厚生労働省は8月31日に通知「検査料の点数の取扱いについて」を発出し、こういった点を明らかにしました(厚労省のサイトはこちら(通知)とこちら(中医協資料))。9月1日から適用されています。
高齢化が進行する中では骨粗鬆症がさらに増加していくと予想されます。骨粗鬆症は、骨量が減少し、骨折しやすくなる状態をさします。例えば、尻もちをついた際に大腿骨頸部を骨折し、それが引き金となって歩行困難となり、要介護状態となるケースなどが考えられます。
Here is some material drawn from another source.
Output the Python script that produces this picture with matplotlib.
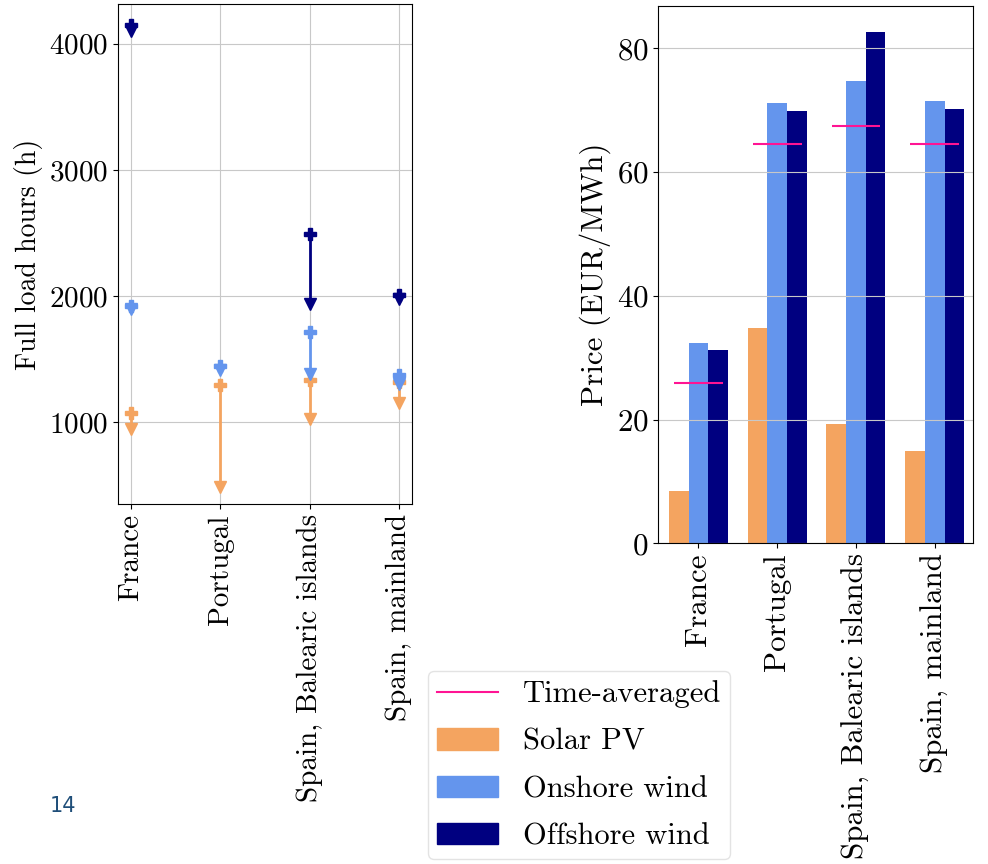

このため、早期発見と適切な予防・治療が重要となります。
最近の研究において、「骨粗鬆症治療開始前の25-ヒドロキシビタミンD値が低いほど、以降5年間における骨折発生率が有意に高い」ことが明らかになりました。
これを受け、8月22日の中央社会保険医療協議会において、本検査が「代謝性骨疾患におけるビタミンD欠乏症の診断の補助やビタミンD不足状態の判定の補助」に有用であるとして、保険導入することが認められたものです。
具体的には、「原発性骨粗鬆症の患者」に対しECLIA法によって「25-ヒドロキシビタミンD」を測定した場合に、骨粗鬆症の薬剤治療方針の選択時1回に限って、D007【血液化学検査】の「30 KL-6」の所定点数(117点)に準じて算定できます。
本検査を実施する際には、関連学会の定める実施方針を遵守することが求められます。